— start —

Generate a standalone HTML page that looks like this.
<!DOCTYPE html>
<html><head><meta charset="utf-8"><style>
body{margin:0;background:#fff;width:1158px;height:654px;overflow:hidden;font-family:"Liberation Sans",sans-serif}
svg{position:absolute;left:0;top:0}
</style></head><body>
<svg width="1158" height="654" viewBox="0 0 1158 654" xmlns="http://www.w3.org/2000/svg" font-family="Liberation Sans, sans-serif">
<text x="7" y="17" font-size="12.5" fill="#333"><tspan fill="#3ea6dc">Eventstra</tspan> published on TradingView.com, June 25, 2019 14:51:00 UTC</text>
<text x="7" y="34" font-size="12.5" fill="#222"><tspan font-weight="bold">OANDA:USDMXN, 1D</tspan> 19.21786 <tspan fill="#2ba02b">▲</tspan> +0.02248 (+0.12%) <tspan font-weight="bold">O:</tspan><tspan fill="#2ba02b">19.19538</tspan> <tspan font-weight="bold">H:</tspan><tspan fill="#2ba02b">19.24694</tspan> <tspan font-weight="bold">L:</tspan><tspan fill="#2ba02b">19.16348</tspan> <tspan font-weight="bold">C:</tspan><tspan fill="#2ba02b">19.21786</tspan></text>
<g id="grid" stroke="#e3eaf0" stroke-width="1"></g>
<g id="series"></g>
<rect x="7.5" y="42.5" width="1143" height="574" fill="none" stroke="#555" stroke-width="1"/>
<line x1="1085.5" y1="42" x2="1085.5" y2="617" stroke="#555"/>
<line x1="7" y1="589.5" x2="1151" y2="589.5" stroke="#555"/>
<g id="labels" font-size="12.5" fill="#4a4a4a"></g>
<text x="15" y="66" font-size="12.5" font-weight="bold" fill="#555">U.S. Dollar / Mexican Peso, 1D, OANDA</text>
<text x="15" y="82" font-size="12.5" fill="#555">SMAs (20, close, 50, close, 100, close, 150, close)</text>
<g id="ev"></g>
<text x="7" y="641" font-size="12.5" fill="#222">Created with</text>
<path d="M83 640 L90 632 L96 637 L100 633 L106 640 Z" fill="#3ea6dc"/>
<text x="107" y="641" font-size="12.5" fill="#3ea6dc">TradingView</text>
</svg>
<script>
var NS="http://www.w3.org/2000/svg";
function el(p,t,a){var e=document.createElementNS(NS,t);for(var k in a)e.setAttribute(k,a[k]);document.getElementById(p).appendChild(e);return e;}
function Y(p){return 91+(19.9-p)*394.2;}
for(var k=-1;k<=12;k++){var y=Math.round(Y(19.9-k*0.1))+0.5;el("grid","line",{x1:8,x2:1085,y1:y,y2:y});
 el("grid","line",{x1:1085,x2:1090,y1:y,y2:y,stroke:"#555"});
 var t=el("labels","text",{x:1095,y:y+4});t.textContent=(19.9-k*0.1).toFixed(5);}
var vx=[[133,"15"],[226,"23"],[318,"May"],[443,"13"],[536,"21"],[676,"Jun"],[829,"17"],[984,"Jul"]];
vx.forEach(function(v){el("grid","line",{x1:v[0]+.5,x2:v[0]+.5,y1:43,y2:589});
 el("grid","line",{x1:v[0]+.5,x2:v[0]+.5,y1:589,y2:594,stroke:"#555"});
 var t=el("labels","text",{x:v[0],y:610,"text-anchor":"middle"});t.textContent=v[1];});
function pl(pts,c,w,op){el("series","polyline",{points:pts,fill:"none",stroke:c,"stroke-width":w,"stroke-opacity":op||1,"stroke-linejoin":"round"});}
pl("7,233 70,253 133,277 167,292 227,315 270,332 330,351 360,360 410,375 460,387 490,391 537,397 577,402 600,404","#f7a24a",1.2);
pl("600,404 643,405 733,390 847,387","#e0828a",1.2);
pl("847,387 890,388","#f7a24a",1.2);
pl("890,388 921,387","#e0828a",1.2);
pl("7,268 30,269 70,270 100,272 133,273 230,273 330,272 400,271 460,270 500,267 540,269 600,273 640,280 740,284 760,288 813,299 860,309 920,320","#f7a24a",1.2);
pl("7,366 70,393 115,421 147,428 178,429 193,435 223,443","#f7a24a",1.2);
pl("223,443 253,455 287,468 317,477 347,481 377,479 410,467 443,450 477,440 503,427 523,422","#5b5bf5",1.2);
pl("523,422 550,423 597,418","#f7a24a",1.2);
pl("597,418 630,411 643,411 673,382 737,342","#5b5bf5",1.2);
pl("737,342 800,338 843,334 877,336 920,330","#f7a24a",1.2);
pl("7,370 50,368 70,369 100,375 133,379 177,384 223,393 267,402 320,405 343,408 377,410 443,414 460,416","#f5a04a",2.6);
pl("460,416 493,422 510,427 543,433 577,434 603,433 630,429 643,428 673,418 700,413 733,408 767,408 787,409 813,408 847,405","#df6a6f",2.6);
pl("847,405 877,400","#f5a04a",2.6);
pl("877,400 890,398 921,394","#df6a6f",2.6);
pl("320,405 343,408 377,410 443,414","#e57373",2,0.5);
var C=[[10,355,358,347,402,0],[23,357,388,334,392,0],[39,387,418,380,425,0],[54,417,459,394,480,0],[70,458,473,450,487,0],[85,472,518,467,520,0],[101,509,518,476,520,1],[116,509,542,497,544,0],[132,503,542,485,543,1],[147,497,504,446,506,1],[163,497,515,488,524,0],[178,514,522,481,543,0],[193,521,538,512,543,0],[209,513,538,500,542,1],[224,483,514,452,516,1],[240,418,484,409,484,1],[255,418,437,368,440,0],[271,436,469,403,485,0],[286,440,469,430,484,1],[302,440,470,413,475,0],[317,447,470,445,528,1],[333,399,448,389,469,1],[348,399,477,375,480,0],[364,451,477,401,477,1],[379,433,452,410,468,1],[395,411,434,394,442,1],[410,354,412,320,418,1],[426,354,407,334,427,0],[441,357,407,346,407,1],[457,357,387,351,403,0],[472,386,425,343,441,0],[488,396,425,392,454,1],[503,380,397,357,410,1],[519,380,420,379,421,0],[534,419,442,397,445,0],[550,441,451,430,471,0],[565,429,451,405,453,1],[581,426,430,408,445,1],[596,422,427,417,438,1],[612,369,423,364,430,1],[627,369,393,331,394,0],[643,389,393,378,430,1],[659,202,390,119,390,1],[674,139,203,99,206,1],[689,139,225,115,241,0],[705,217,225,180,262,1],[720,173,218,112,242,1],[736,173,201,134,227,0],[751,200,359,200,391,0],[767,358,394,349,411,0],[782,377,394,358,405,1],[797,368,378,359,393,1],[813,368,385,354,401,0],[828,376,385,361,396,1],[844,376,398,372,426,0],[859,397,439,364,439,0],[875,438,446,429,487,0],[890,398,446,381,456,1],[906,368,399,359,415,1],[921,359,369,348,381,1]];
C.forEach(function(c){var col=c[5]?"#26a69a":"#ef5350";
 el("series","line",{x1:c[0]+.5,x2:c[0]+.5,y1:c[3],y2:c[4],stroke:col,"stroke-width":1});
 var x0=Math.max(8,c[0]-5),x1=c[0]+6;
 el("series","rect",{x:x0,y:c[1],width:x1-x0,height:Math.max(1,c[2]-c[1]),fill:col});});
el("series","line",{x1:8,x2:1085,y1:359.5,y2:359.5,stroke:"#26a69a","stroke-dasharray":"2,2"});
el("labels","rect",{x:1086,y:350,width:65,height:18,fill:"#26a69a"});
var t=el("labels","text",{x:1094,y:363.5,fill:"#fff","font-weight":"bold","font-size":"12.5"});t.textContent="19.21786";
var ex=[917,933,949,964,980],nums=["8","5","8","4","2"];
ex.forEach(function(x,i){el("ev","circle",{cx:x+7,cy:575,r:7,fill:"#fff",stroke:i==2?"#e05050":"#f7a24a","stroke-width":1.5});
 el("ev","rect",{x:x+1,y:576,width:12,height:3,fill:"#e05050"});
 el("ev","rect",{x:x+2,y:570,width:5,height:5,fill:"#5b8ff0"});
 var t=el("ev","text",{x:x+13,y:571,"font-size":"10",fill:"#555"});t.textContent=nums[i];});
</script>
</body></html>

— end —
— start —

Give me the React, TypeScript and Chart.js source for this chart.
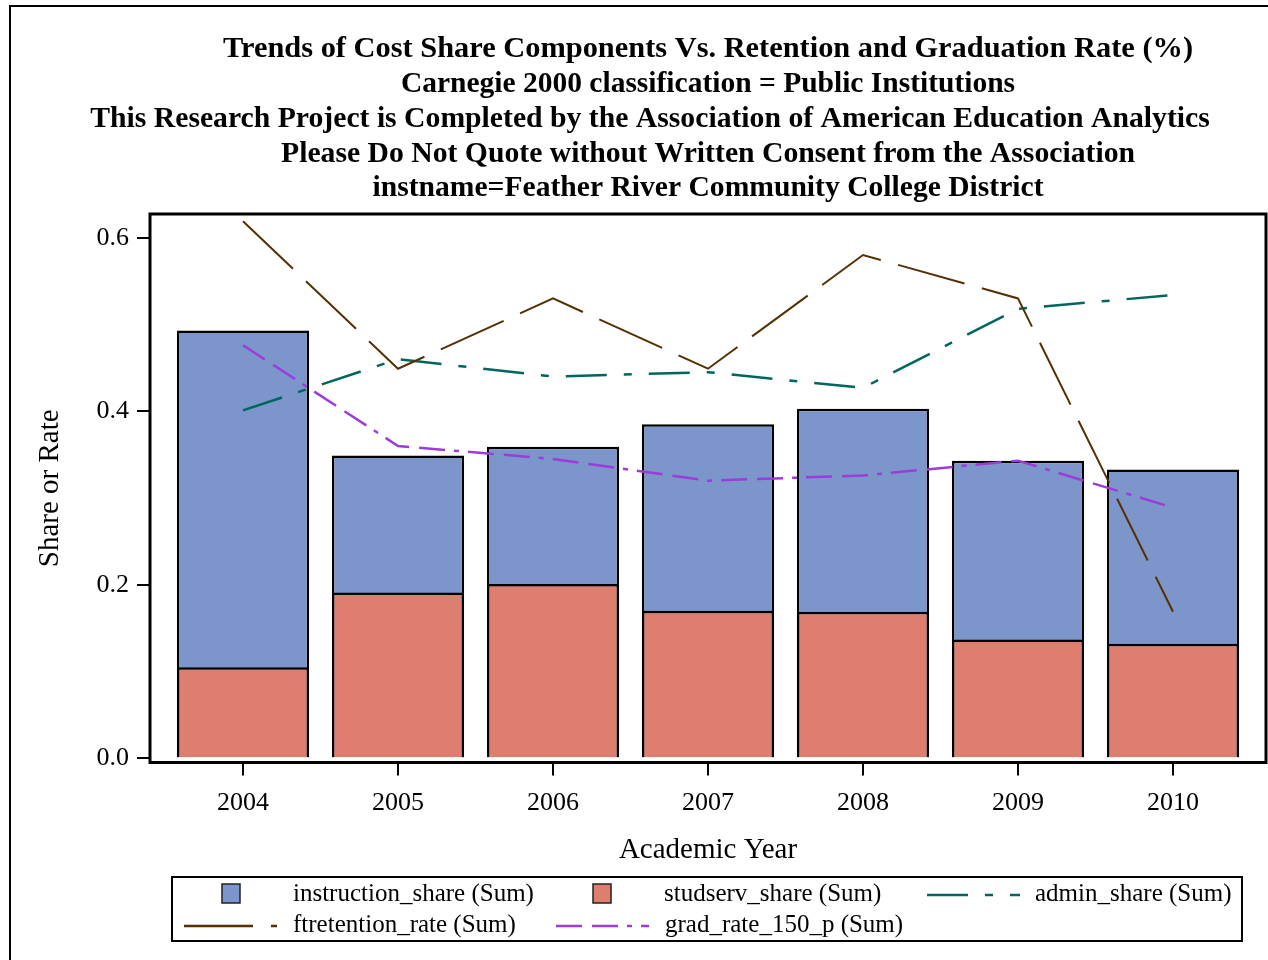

— end —

State how many lines of the records hold the string "this", and nothing else.

The result: 2